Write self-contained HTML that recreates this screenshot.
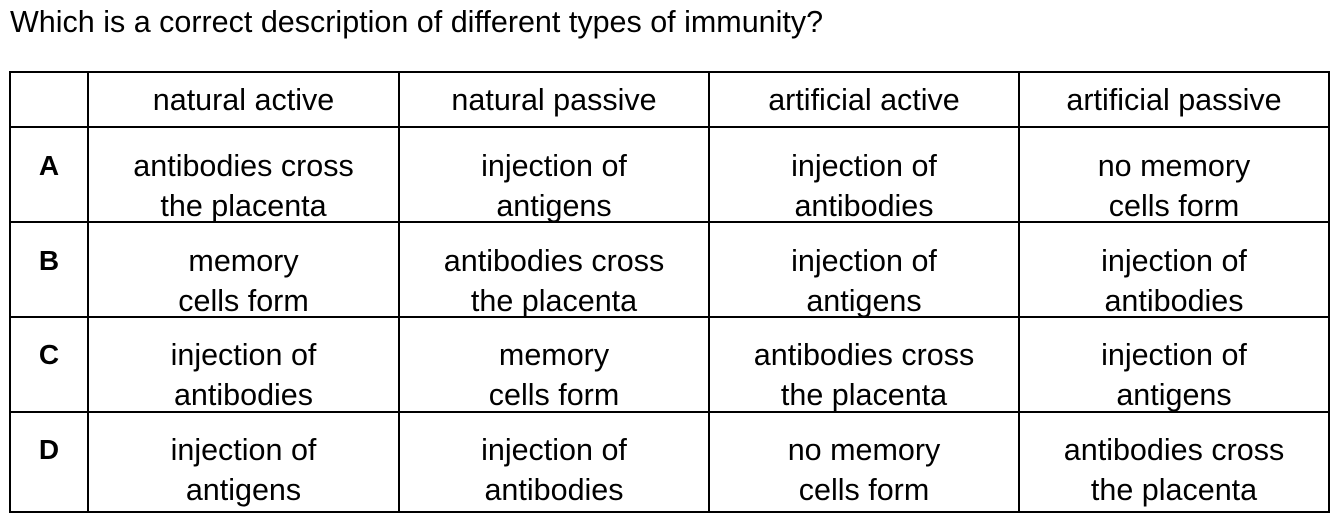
<!DOCTYPE html>
<html><head><meta charset="utf-8"><style>
body{margin:0;width:1339px;height:525px;background:#fff;position:relative;overflow:hidden;font-family:"Liberation Sans",Arial,sans-serif;color:#000}
.l{position:absolute;background:#000}
.t{position:absolute;font-size:30.5px;line-height:40px;text-align:center;white-space:nowrap}
.k{position:absolute;font-size:28px;font-weight:bold;line-height:40px;width:78px;text-align:center;left:10px}
</style></head><body>
<div style="position:absolute;left:10px;top:5px;font-size:30.5px;line-height:34px">Which is a correct description of different types of immunity?</div>
<div>
<div class="l" style="left:9px;top:71px;width:1321px;height:2px"></div>
<div class="l" style="left:9px;top:126px;width:1321px;height:2px"></div>
<div class="l" style="left:9px;top:221px;width:1321px;height:2px"></div>
<div class="l" style="left:9px;top:316px;width:1321px;height:2px"></div>
<div class="l" style="left:9px;top:411px;width:1321px;height:2px"></div>
<div class="l" style="left:9px;top:511px;width:1321px;height:2px"></div>
<div class="l" style="left:9px;top:71px;width:2px;height:442px"></div>
<div class="l" style="left:87px;top:71px;width:2px;height:442px"></div>
<div class="l" style="left:398px;top:71px;width:2px;height:442px"></div>
<div class="l" style="left:708px;top:71px;width:2px;height:442px"></div>
<div class="l" style="left:1018px;top:71px;width:2px;height:442px"></div>
<div class="l" style="left:1328px;top:71px;width:2px;height:442px"></div>
</div>
<div class="t" style="left:89px;width:309px;top:80px">natural active</div>
<div class="t" style="left:400px;width:308px;top:80px">natural passive</div>
<div class="t" style="left:710px;width:308px;top:80px">artificial active</div>
<div class="t" style="left:1020px;width:308px;top:80px">artificial passive</div>

<div class="k" style="top:146px">A</div>
<div class="t" style="left:89px;width:309px;top:146px">antibodies cross<br>the placenta</div>
<div class="t" style="left:400px;width:308px;top:146px">injection of<br>antigens</div>
<div class="t" style="left:710px;width:308px;top:146px">injection of<br>antibodies</div>
<div class="t" style="left:1020px;width:308px;top:146px">no memory<br>cells form</div>

<div class="k" style="top:241px">B</div>
<div class="t" style="left:89px;width:309px;top:241px">memory<br>cells form</div>
<div class="t" style="left:400px;width:308px;top:241px">antibodies cross<br>the placenta</div>
<div class="t" style="left:710px;width:308px;top:241px">injection of<br>antigens</div>
<div class="t" style="left:1020px;width:308px;top:241px">injection of<br>antibodies</div>

<div class="k" style="top:335px">C</div>
<div class="t" style="left:89px;width:309px;top:335px">injection of<br>antibodies</div>
<div class="t" style="left:400px;width:308px;top:335px">memory<br>cells form</div>
<div class="t" style="left:710px;width:308px;top:335px">antibodies cross<br>the placenta</div>
<div class="t" style="left:1020px;width:308px;top:335px">injection of<br>antigens</div>

<div class="k" style="top:430px">D</div>
<div class="t" style="left:89px;width:309px;top:430px">injection of<br>antigens</div>
<div class="t" style="left:400px;width:308px;top:430px">injection of<br>antibodies</div>
<div class="t" style="left:710px;width:308px;top:430px">no memory<br>cells form</div>
<div class="t" style="left:1020px;width:308px;top:430px">antibodies cross<br>the placenta</div>
</body></html>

+ + +

**Exercise aim:** Print the listing above in full, exactly as written. Omit any pictures.

**Answer in full:**
Write self-contained HTML that recreates this screenshot.
<!DOCTYPE html>
<html><head><meta charset="utf-8"><style>
body{margin:0;width:1339px;height:525px;background:#fff;position:relative;overflow:hidden;font-family:"Liberation Sans",Arial,sans-serif;color:#000}
.l{position:absolute;background:#000}
.t{position:absolute;font-size:30.5px;line-height:40px;text-align:center;white-space:nowrap}
.k{position:absolute;font-size:28px;font-weight:bold;line-height:40px;width:78px;text-align:center;left:10px}
</style></head><body>
<div style="position:absolute;left:10px;top:5px;font-size:30.5px;line-height:34px">Which is a correct description of different types of immunity?</div>
<div>
<div class="l" style="left:9px;top:71px;width:1321px;height:2px"></div>
<div class="l" style="left:9px;top:126px;width:1321px;height:2px"></div>
<div class="l" style="left:9px;top:221px;width:1321px;height:2px"></div>
<div class="l" style="left:9px;top:316px;width:1321px;height:2px"></div>
<div class="l" style="left:9px;top:411px;width:1321px;height:2px"></div>
<div class="l" style="left:9px;top:511px;width:1321px;height:2px"></div>
<div class="l" style="left:9px;top:71px;width:2px;height:442px"></div>
<div class="l" style="left:87px;top:71px;width:2px;height:442px"></div>
<div class="l" style="left:398px;top:71px;width:2px;height:442px"></div>
<div class="l" style="left:708px;top:71px;width:2px;height:442px"></div>
<div class="l" style="left:1018px;top:71px;width:2px;height:442px"></div>
<div class="l" style="left:1328px;top:71px;width:2px;height:442px"></div>
</div>
<div class="t" style="left:89px;width:309px;top:80px">natural active</div>
<div class="t" style="left:400px;width:308px;top:80px">natural passive</div>
<div class="t" style="left:710px;width:308px;top:80px">artificial active</div>
<div class="t" style="left:1020px;width:308px;top:80px">artificial passive</div>

<div class="k" style="top:146px">A</div>
<div class="t" style="left:89px;width:309px;top:146px">antibodies cross<br>the placenta</div>
<div class="t" style="left:400px;width:308px;top:146px">injection of<br>antigens</div>
<div class="t" style="left:710px;width:308px;top:146px">injection of<br>antibodies</div>
<div class="t" style="left:1020px;width:308px;top:146px">no memory<br>cells form</div>

<div class="k" style="top:241px">B</div>
<div class="t" style="left:89px;width:309px;top:241px">memory<br>cells form</div>
<div class="t" style="left:400px;width:308px;top:241px">antibodies cross<br>the placenta</div>
<div class="t" style="left:710px;width:308px;top:241px">injection of<br>antigens</div>
<div class="t" style="left:1020px;width:308px;top:241px">injection of<br>antibodies</div>

<div class="k" style="top:335px">C</div>
<div class="t" style="left:89px;width:309px;top:335px">injection of<br>antibodies</div>
<div class="t" style="left:400px;width:308px;top:335px">memory<br>cells form</div>
<div class="t" style="left:710px;width:308px;top:335px">antibodies cross<br>the placenta</div>
<div class="t" style="left:1020px;width:308px;top:335px">injection of<br>antigens</div>

<div class="k" style="top:430px">D</div>
<div class="t" style="left:89px;width:309px;top:430px">injection of<br>antigens</div>
<div class="t" style="left:400px;width:308px;top:430px">injection of<br>antibodies</div>
<div class="t" style="left:710px;width:308px;top:430px">no memory<br>cells form</div>
<div class="t" style="left:1020px;width:308px;top:430px">antibodies cross<br>the placenta</div>
</body></html>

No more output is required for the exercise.